Many technical issues influence the accuracy and repeatability of marine habitat mapping studies – identifying, quantifying and suggesting further work to reduce these issues was the objective of this investigation. Issues were identified by firstly defining the methods that are common used for marine habitat mapping and then by identifying the ‘methodological variables’ (i.e. decision points within a map production methodology) within each method that entrained error, and ultimately contribute to inaccuries in end products. Following the identification of issues, potential solutions for addressing the methodological variables that were subsequently ranked by efficacy and cost-effectiveness.A total of 56 marine habitat mapping methods for were constructed using combinations of 18 common mapping techniques and platforms (e.g. ship, UAV). A total of 39 significant methodological variables were identified for all of the methods with individual methods having between 6 and 18 methodological variables each. The error analysis requires that the potential of each methodological variable to influence the overall accuracy of a map be estimated.
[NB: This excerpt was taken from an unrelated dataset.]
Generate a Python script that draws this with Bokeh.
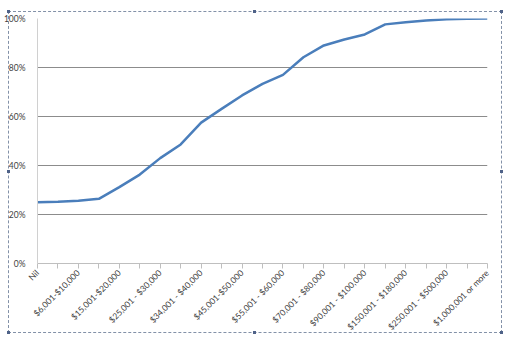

These estimates of influence were taken from published studies that have compared different approaches within a methodological variable, and subsequently compared the accuracy of the resulting maps (typically via cross-validation). Sometimes it was necessary to use expert judgement to estimate the contribution of a methodological variables to changes in map accuracy when other forms of information were not available.Recommended work packages to reduce the influence of each of the 39 methodological variables (termed error reduction solutions here) are listed and prioritised. Error reduction solutions relevant to: (i) classification analysis (also referred to as segmentation); (ii) matching sampling resolution to the habitat resolution (via a habitat resolution catalogue); (iii) improving the positional error of ground-truthing sampling; (iv) increasing the replication and improving distribution of ground-truthing; and (v) reducing reader error during the processing of benthic footage were particularly important for reducing error within the final mapped outputs across multiple methods.